This dress has been in the works for quite a while now, but yet again I find myself with a new cocktail dress just in time for all the Christmas parties! I first noticed BWOF 09/08 #114 when the issue’s preview came up on the website because the seaming was exactly like a Versace dress worn by Kate Moss in the Fall 2007 Versace ad campaign. Besides being a great designer knockoff pattern, I simply just loved the seaming details, though I’m not terribly keen on Burda’s styling of it as a jumper (in the American sense of the word).
I had quite a few bias problems with this since I changed the layout to eliminate the centre front seam (which I wouldn’t recommend doing!), but after seeking help from all of you, I was able to fix this by unpicking the offending seams, letting the dress hang for a few days, hand-basting the seams, then finally restitching them on the machine.

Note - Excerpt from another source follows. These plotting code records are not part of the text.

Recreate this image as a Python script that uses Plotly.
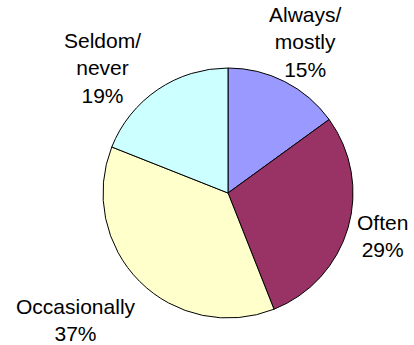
import math
import plotly.graph_objects as go

categories = ["Always/<br>mostly", "Often", "Occasionally", "Seldom/<br>never"]
values = [15, 29, 37, 19]
colors = ["#9999FF", "#993366", "#FFFFCC", "#CCFFFF"]

# label placement style (distance from pie centre in px, angular nudge in degrees)
label_dist = [170, 160, 198, 177]
label_nudge = [0.3, -0.6, 5.0, -10.8]

W, H = 414, 345
cx, cy, r = 228, 193, 125
FONT = dict(family="Liberation Sans, Arial, sans-serif", size=21, color="black")

fig = go.Figure(go.Pie(
    labels=categories,
    values=values,
    sort=False,
    direction="clockwise",
    rotation=0,
    marker=dict(colors=colors, line=dict(color="black", width=1)),
    textinfo="none",
    hoverinfo="skip",
    automargin=False,
    showlegend=False,
    domain=dict(x=[(cx - r) / W, (cx + r) / W], y=[(H - cy - r) / H, (H - cy + r) / H]),
))

total = sum(values)
cum = 0
annotations = []
for lab, v, d, nd in zip(categories, values, label_dist, label_nudge):
    mid = (cum + v / 2) / total * 360 + nd
    cum += v
    a = math.radians(mid)
    px = cx + d * math.sin(a)
    py = cy - d * math.cos(a)
    pct = round(v / total * 100)
    annotations.append(dict(
        x=px / W, y=1 - py / H, xref="paper", yref="paper",
        text=f"{lab}<br>{pct}%", showarrow=False,
        xanchor="center", yanchor="middle", align="center",
        font=FONT,
    ))

fig.update_layout(
    width=W, height=H,
    margin=dict(l=0, r=0, t=0, b=0),
    paper_bgcolor="white",
    plot_bgcolor="white",
    showlegend=False,
    annotations=annotations,
)

fig.write_html("out.html")
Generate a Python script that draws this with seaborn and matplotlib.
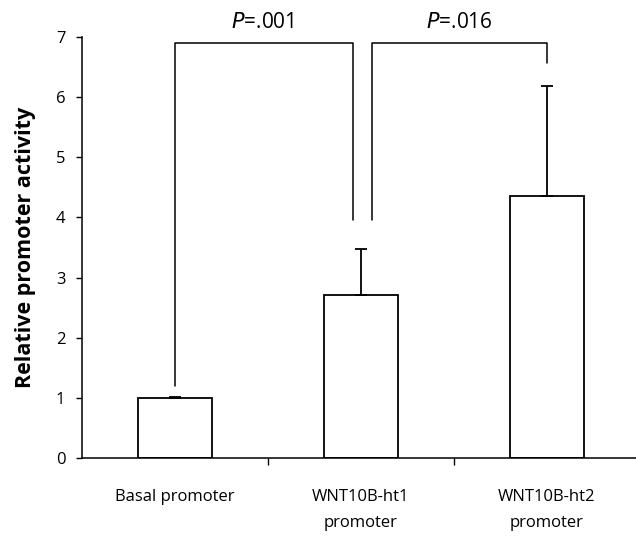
import matplotlib
matplotlib.use("Agg")
import matplotlib.pyplot as plt
import seaborn as sns
import pandas as pd
import numpy as np

categories = ["Basal promoter", "WNT10B-ht1\npromoter", "WNT10B-ht2\npromoter"]
values = [1.0, 2.71, 4.36]
errors = [0.02, 0.76, 1.83]
p_labels = ["=.001", "=.016"]

sns.set_theme(style="white")
plt.rcParams['font.family'] = ['Open Sans', 'DejaVu Sans']
plt.rcParams['text.color'] = 'black'
plt.rcParams['axes.labelcolor'] = 'black'
plt.rcParams['xtick.color'] = 'black'
plt.rcParams['ytick.color'] = 'black'

df = pd.DataFrame({"cat": categories, "val": values})

fig = plt.figure(figsize=(6.36, 5.36), dpi=100)
ax = fig.add_axes([0.129, 0.1455, 0.871, 0.7855])

sns.barplot(data=df, x="cat", y="val", ax=ax, color="white", edgecolor="black",
            linewidth=1.3, width=0.40, errorbar=None)
x = np.arange(len(categories))
ax.errorbar(x, values, yerr=[np.zeros(len(errors)), errors], fmt="none",
            ecolor="black", elinewidth=1.3, capsize=4, capthick=1.3)

ax.set_ylim(0, 7)
ax.set_xlim(-0.5, 2.48)
ax.set_yticks(range(0, 8))
ax.set_xlabel("")
ax.set_ylabel("Relative promoter activity", fontsize=15.5, fontweight="bold", labelpad=14)
for s in ["top", "right"]:
    ax.spines[s].set_visible(False)
for s in ["left", "bottom"]:
    ax.spines[s].set_color("black")
    ax.spines[s].set_linewidth(1.1)

ax.tick_params(axis="y", direction="out", left=True, length=4, width=1, labelsize=12, colors="black", pad=8)
ax.tick_params(axis="x", which="major", length=0, labelsize=12, pad=22, colors="black")
ax.set_xticks([0.5, 1.5], minor=True)
ax.tick_params(axis="x", which="minor", bottom=True, direction="out", length=5, width=1, colors="black")
for lab in ax.get_xticklabels():
    lab.set_linespacing(1.85)

# significance brackets
top = 6.9
ax.plot([0, 0, 0.96, 0.96], [1.2, top, top, 3.95], color="black", lw=1.1, clip_on=False)
ax.plot([1.06, 1.06, 2.0, 2.0], [3.95, top, top, 6.57], color="black", lw=1.1, clip_on=False)
ax.text(0.47, 7.07, r"$\it{P}$" + p_labels[0], ha="center", va="bottom", fontsize=15)
ax.text(1.53, 7.07, r"$\it{P}$" + p_labels[1], ha="center", va="bottom", fontsize=15)

fig.savefig("out.png", dpi=100)
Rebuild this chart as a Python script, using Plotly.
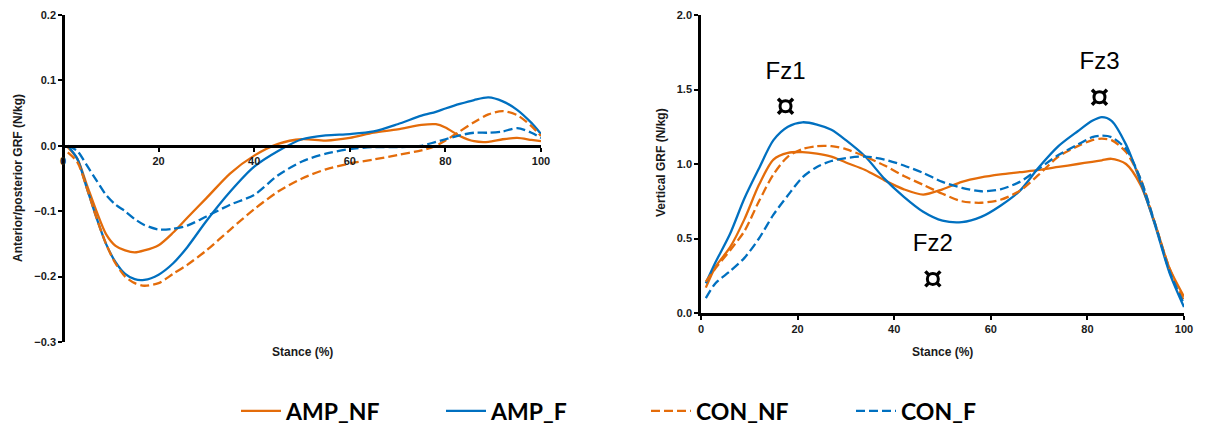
import plotly.graph_objects as go

# ---------------- data ----------------
ap_x = [1, 3, 5, 7, 9, 11, 13, 15, 17, 20, 23, 26, 30, 35, 40, 45, 50, 55, 60, 65, 70, 75, 78, 80, 83, 86, 89, 92, 95, 98, 100]
ap_amp_nf = [-0.002, -0.02, -0.06, -0.10, -0.135, -0.153, -0.16, -0.163, -0.16, -0.152, -0.133, -0.11, -0.08, -0.042, -0.015,
             0.003, 0.01, 0.008, 0.012, 0.02, 0.025, 0.032, 0.033, 0.028, 0.015, 0.007, 0.006, 0.01, 0.012, 0.009, 0.007]
ap_amp_f = [0.0, -0.02, -0.065, -0.11, -0.15, -0.178, -0.196, -0.204, -0.205, -0.197, -0.18, -0.155, -0.115, -0.07, -0.032,
            -0.008, 0.01, 0.016, 0.018, 0.022, 0.033, 0.046, 0.052, 0.057, 0.064, 0.07, 0.074, 0.068, 0.055, 0.035, 0.018]
ap_con_nf = [-0.01, -0.025, -0.065, -0.11, -0.15, -0.18, -0.2, -0.21, -0.214, -0.21, -0.196, -0.182, -0.16, -0.128, -0.097,
             -0.07, -0.05, -0.036, -0.027, -0.021, -0.014, -0.007, 0.0, 0.008, 0.022, 0.036, 0.048, 0.053, 0.047, 0.03, 0.015]
ap_con_f = [0.0, -0.008, -0.03, -0.053, -0.075, -0.09, -0.1, -0.112, -0.121, -0.128, -0.127, -0.122, -0.108, -0.09, -0.075,
            -0.045, -0.024, -0.012, -0.005, -0.002, -0.002, 0.0, 0.006, 0.01, 0.016, 0.02, 0.02, 0.022, 0.027, 0.02, 0.012]

vt_x = [1, 3, 6, 9, 12, 15, 18, 21, 24, 27, 30, 34, 38, 42, 46, 50, 54, 58, 62, 66, 70, 74, 78, 81, 83, 85, 88, 91, 94, 97, 100]
vt_amp_nf = [0.17, 0.31, 0.44, 0.63, 0.86, 1.03, 1.075, 1.08, 1.07, 1.05, 1.01, 0.96, 0.89, 0.83, 0.795, 0.83,
             0.88, 0.91, 0.93, 0.945, 0.96, 0.98, 1.0, 1.015, 1.025, 1.035, 1.0, 0.86, 0.6, 0.3, 0.11]
vt_amp_f = [0.2, 0.34, 0.53, 0.77, 0.97, 1.16, 1.25, 1.28, 1.265, 1.23, 1.16, 1.05, 0.9, 0.78, 0.68, 0.62,
            0.61, 0.645, 0.72, 0.82, 0.98, 1.12, 1.22, 1.29, 1.315, 1.29, 1.13, 0.88, 0.59, 0.27, 0.04]
vt_con_nf = [0.21, 0.3, 0.42, 0.55, 0.75, 0.93, 1.05, 1.1, 1.12, 1.12, 1.1, 1.05, 0.99, 0.92, 0.86, 0.8,
             0.75, 0.74, 0.76, 0.82, 0.93, 1.05, 1.12, 1.16, 1.17, 1.16, 1.08, 0.9, 0.6, 0.3, 0.08]
vt_con_f = [0.1, 0.2, 0.28, 0.37, 0.5, 0.66, 0.79, 0.91, 0.98, 1.02, 1.04, 1.05, 1.03, 0.99, 0.94, 0.88,
            0.84, 0.817, 0.83, 0.88, 0.97, 1.06, 1.13, 1.18, 1.19, 1.18, 1.1, 0.9, 0.6, 0.28, 0.06]

fz_labels = ["Fz1", "Fz2", "Fz3"]
fz_x = [17.5, 48, 82.5]
fz_marker_y = [1.387, 0.229, 1.448]
fz_label_y = [1.61, 0.458, 1.677]

series_names = ["AMP_NF", "AMP_F", "CON_NF", "CON_F"]
series_colors = ["#E46C0A", "#0070C0", "#E46C0A", "#0070C0"]
series_dash = ["solid", "solid", "9px,4px", "9px,4px"]

ap_series = [ap_amp_nf, ap_amp_f, ap_con_nf, ap_con_f]
vt_series = [vt_amp_nf, vt_amp_f, vt_con_nf, vt_con_f]

# ---------------- figure ----------------
W, H = 1209, 437
fig = go.Figure()

for i, name in enumerate(series_names):
    fig.add_trace(go.Scatter(
        x=ap_x, y=ap_series[i], mode="lines", name=name, legendgroup=name,
        line=dict(color=series_colors[i], width=2.3, dash=series_dash[i], shape="spline", smoothing=0.8),
        xaxis="x", yaxis="y", showlegend=True))
for i, name in enumerate(series_names):
    fig.add_trace(go.Scatter(
        x=vt_x, y=vt_series[i], mode="lines", name=name, legendgroup=name,
        line=dict(color=series_colors[i], width=2.3, dash=series_dash[i], shape="spline", smoothing=0.8),
        xaxis="x2", yaxis="y2", showlegend=False))

# Fz markers (thick ring with nubs, like the ¤ glyph)
fig.add_trace(go.Scatter(
    x=fz_x, y=fz_marker_y, mode="markers",
    marker=dict(symbol="x-thin", size=15, line=dict(color="black", width=3.5)),
    xaxis="x2", yaxis="y2", showlegend=False, hoverinfo="skip"))
fig.add_trace(go.Scatter(
    x=fz_x, y=fz_marker_y, mode="markers",
    marker=dict(symbol="circle", size=11, color="white", line=dict(color="black", width=3)),
    xaxis="x2", yaxis="y2", showlegend=False, hoverinfo="skip"))
fig.add_trace(go.Scatter(
    x=fz_x, y=fz_label_y, mode="text", text=fz_labels,
    textfont=dict(family="Liberation Sans, Arial", size=24, color="black"),
    xaxis="x2", yaxis="y2", showlegend=False, hoverinfo="skip"))

def px_x(p):
    return p / W

def px_y(p):
    return 1 - p / H

tickfont = dict(family="Liberation Sans, Arial", size=11, color="#1a1a1a", weight="bold")
titlefont = dict(family="Liberation Sans, Arial", size=12, color="#1a1a1a", weight="bold")

left_dom = [px_x(63), px_x(541)]
left_ydom = [px_y(342), px_y(15)]
right_dom = [px_x(701), px_x(1184)]
right_ydom = [px_y(313), px_y(15)]

zero_pos = left_ydom[0] + (left_ydom[1] - left_ydom[0]) * (0.3 / 0.5)

fig.update_layout(
    width=W, height=H,
    margin=dict(l=0, r=0, t=0, b=0, pad=0, autoexpand=False),
    paper_bgcolor="white", plot_bgcolor="white",
    showlegend=True,
    legend=dict(orientation="h", x=px_x(236), xanchor="left", y=px_y(411), yanchor="middle",
                entrywidth=150, entrywidthmode="pixels",
                font=dict(family="Lato, Carlito, Calibri", size=23, color="black", weight="bold"),
                itemwidth=40, tracegroupgap=0, bgcolor="rgba(0,0,0,0)"),
    xaxis=dict(domain=left_dom, anchor="free", position=zero_pos, range=[0, 100],
               tickvals=[0, 20, 40, 60, 80, 100], showgrid=False, zeroline=False,
               showline=True, linecolor="black", linewidth=2.5,
               ticks="outside", ticklen=4, tickwidth=1.5, tickcolor="black",
               tickfont=tickfont),
    yaxis=dict(domain=left_ydom, anchor="free", position=left_dom[0], range=[-0.3, 0.2],
               tickvals=[-0.3, -0.2, -0.1, 0.0, 0.1, 0.2], tickformat=".1f",
               showgrid=False, zeroline=False,
               showline=True, linecolor="black", linewidth=2.5,
               ticks="outside", ticklen=4, tickwidth=1.5, tickcolor="black",
               tickfont=tickfont),
    xaxis2=dict(domain=right_dom, anchor="y2", range=[0, 100],
                tickvals=[0, 20, 40, 60, 80, 100], showgrid=False, zeroline=False,
                showline=True, linecolor="black", linewidth=2.5,
                ticks="outside", ticklen=4, tickwidth=1.5, tickcolor="black",
                tickfont=tickfont),
    yaxis2=dict(domain=right_ydom, anchor="x2", range=[0, 2.0],
                tickvals=[0, 0.5, 1.0, 1.5, 2.0], tickformat=".1f",
                showgrid=False, zeroline=False,
                showline=True, linecolor="black", linewidth=2.5,
                ticks="outside", ticklen=4, tickwidth=1.5, tickcolor="black",
                tickfont=tickfont),
    annotations=[
        dict(text="Stance (%)", x=px_x(302), y=px_y(352), xref="paper", yref="paper",
             showarrow=False, font=titlefont, xanchor="center", yanchor="middle"),
        dict(text="Stance (%)", x=px_x(942), y=px_y(352), xref="paper", yref="paper",
             showarrow=False, font=titlefont, xanchor="center", yanchor="middle"),
        dict(text="Anterior/posterior GRF (N/kg)", x=px_x(18), y=px_y(178), xref="paper", yref="paper",
             showarrow=False, font=titlefont, textangle=-90, xanchor="center", yanchor="middle"),
        dict(text="Vertical GRF (N/kg)", x=px_x(661), y=px_y(163), xref="paper", yref="paper",
             showarrow=False, font=titlefont, textangle=-90, xanchor="center", yanchor="middle"),
    ],
)

fig.write_html("out.html")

The most obvious pattern change here is that I altered the neckline. The original is a high jewel neck, which really doesn’t do me any favours, so I simply took the front pattern piece and redrew a lower, square neckline. It really was that easy!
The other change was to un-petite this pattern. Burda WOF usually have one pattern sized for petites in each issue, but I’d never before attempted to alter one into regular sizing. So I compared the size chart for my usual size 42 against the equivalent petite size 21, and noticed that there were very few changes – the waist lengths and sleeve lengths were shorter, but that was essentially it. And since this was sleeveless, I didn’t even have to worry about the sleeves! So I traced out my pattern as usual, then cut the pattern pieces in half along the waistline, moved the pieces apart by one inch, and taped more paper underneath to make my pattern pieces whole again. It only took about 5 minutes to change it on the 3 pattern pieces here, so I’d highly recommend doing this if you’re not petite but love this dress!
Burda WOF recommend lining this, and as such, don’t provide any separate pattern pieces for facings, but I was running out of fabric so this is only self-lined to the waist, which makes everything nice and neat around the neck and armscyes. I figure I’ll really only ever wear this with tights anyway, so I’ll still have at least one layer protecting the outer silk from my skin regardless.
This fabric also has its own story to tell – it came in my free designer bundle from fabric.com about a year and a half ago, and I always just assumed it was a synthetic lining so it languished for a while until I tossed it in the washing machine with a bunch of other fabrics I was treating at the time. It came out of the washer and I noticed how nice it felt, so I decided to clip a corner and do a burn test. Lo and behold, I have silk! And washable silk, at that (well, it was now…).
I mentally upgraded this fabric from “lining” to “dressmaking” and thought this pattern would be the perfect pairing. I absolutely love sewing and wearing silk, and conveniently enough, Not Enough Thursdays just posted all about the wonders of sewing silk if any of you out there are more than a little scared of working with it. They’ve really summed up exactly why I always choose silk when I can…
The only thing is, I know the fibre is silk, but have no idea what this type of weave is called. It’s not charmeuse (satin), twill, or dupioni (raw), but it does have the little raw nubbles like dupioni tends to get. It’s lightweight and drapes like charmeuse, but is slightly see-through and isn’t shiny in the slightest.
Here’s a detail shot of the area around my invisible zipper showing the weave of the fabric…
Can anyone help me ID this fabric so I can buy it again?
(oh, and the photoshoot – it really is cold in December in London! We took James’s sweatshirt photos at the same time and he’s wearing thick gloves! As I was mid-shoot, a neighbour walked by and shouted “Get some clothes on, woman!” hahahah! A few moments’ suffering to get good photos is well within my skillset, especially if the sun is shining!)